To do: From the very first line of the data to the line containing "ti = [2, 5, 10, 30, 50]", retype everything exactly, leaving the pictures behind.

Dataset records:

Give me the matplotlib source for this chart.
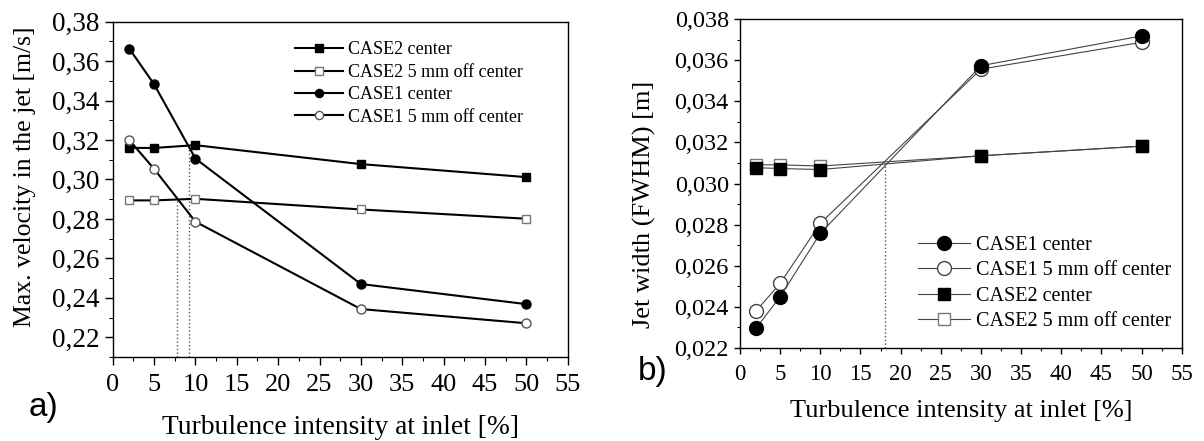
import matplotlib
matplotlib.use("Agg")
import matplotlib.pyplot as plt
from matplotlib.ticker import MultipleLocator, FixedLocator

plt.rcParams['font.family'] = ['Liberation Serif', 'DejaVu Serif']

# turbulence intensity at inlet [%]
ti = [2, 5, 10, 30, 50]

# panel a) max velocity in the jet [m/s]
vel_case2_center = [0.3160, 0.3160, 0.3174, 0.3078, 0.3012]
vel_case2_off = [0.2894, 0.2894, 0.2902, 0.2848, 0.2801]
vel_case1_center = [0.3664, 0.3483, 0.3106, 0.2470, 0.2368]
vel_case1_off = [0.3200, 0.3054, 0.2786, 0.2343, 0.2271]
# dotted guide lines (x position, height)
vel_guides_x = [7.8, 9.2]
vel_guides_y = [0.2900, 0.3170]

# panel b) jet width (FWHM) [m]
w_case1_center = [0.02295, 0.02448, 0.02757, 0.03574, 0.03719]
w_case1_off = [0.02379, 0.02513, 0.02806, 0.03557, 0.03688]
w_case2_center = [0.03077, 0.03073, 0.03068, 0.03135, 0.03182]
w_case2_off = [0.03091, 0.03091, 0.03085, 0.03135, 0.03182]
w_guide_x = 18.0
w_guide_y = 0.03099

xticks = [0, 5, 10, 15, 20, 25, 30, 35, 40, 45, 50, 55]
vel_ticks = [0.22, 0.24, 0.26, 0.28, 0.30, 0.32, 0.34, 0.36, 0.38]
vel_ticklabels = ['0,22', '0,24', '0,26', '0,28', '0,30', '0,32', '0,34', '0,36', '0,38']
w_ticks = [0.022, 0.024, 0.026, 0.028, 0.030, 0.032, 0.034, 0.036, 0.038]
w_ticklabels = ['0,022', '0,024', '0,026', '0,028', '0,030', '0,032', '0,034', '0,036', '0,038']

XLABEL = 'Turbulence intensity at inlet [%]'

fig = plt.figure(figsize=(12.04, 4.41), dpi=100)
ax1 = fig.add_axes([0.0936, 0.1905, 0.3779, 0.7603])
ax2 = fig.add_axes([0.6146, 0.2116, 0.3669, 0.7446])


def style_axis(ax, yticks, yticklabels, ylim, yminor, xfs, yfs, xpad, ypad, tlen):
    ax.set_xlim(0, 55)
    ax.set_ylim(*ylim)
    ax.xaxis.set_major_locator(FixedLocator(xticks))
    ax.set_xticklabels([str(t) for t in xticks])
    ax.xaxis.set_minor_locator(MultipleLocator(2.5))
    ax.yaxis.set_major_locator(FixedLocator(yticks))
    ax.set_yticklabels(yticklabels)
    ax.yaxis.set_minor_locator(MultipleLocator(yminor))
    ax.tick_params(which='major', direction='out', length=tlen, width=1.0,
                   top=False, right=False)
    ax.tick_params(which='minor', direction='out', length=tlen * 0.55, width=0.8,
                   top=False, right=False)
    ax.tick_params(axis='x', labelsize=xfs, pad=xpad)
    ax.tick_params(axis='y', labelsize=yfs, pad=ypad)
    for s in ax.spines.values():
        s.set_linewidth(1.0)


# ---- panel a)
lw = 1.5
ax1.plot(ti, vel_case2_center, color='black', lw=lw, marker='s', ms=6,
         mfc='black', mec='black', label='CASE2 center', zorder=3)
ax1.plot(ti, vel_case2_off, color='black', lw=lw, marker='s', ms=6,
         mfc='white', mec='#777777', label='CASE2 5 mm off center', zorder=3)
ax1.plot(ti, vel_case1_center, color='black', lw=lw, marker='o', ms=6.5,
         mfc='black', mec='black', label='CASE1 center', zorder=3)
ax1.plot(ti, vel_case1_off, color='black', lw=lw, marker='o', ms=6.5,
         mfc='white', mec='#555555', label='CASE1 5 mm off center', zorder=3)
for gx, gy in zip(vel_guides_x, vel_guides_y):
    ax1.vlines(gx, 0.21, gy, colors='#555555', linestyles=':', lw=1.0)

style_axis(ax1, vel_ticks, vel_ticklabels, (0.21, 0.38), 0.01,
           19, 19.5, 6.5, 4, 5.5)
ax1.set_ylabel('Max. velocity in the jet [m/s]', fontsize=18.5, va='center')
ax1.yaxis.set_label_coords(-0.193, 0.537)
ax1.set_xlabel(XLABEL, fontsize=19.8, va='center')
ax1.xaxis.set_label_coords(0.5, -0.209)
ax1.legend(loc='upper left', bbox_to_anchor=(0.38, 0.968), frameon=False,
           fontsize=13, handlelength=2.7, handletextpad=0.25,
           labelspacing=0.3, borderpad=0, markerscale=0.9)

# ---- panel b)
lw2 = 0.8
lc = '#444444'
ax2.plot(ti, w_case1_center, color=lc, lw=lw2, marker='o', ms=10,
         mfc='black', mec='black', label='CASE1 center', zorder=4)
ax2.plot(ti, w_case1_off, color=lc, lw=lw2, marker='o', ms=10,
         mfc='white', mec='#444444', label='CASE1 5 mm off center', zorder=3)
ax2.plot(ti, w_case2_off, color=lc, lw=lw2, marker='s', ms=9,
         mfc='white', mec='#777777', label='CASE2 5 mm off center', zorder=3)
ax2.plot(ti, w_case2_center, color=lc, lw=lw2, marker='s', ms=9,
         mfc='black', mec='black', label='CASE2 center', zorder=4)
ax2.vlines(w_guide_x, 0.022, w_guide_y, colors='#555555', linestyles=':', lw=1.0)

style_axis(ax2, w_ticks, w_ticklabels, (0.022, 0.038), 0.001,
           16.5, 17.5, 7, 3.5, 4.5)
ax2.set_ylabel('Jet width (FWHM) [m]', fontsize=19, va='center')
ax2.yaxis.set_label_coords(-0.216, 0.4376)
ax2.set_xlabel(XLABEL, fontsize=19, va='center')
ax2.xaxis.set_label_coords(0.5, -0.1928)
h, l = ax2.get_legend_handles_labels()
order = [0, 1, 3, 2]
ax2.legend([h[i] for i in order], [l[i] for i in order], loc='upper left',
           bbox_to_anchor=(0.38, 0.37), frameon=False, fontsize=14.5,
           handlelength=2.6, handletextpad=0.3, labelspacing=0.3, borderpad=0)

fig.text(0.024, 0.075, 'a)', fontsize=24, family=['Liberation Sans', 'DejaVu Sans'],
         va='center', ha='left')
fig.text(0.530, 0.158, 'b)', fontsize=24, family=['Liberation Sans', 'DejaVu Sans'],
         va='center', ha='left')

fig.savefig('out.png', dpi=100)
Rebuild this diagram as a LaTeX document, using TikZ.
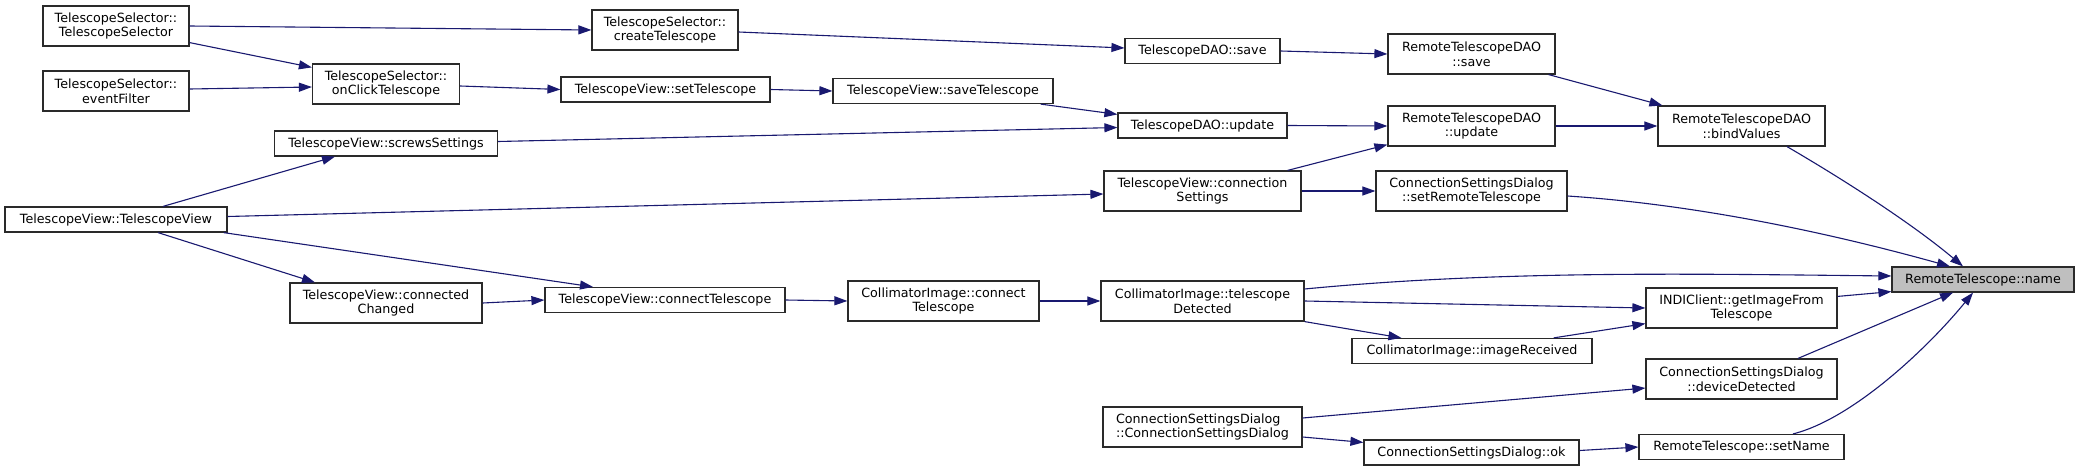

Solution for this exercise:
Give me the matplotlib source for this chart.
import matplotlib
matplotlib.use("Agg")
import matplotlib.pyplot as plt
from matplotlib.ticker import MultipleLocator, FixedLocator

plt.rcParams['font.family'] = ['Liberation Serif', 'DejaVu Serif']

# turbulence intensity at inlet [%]
ti = [2, 5, 10, 30, 50]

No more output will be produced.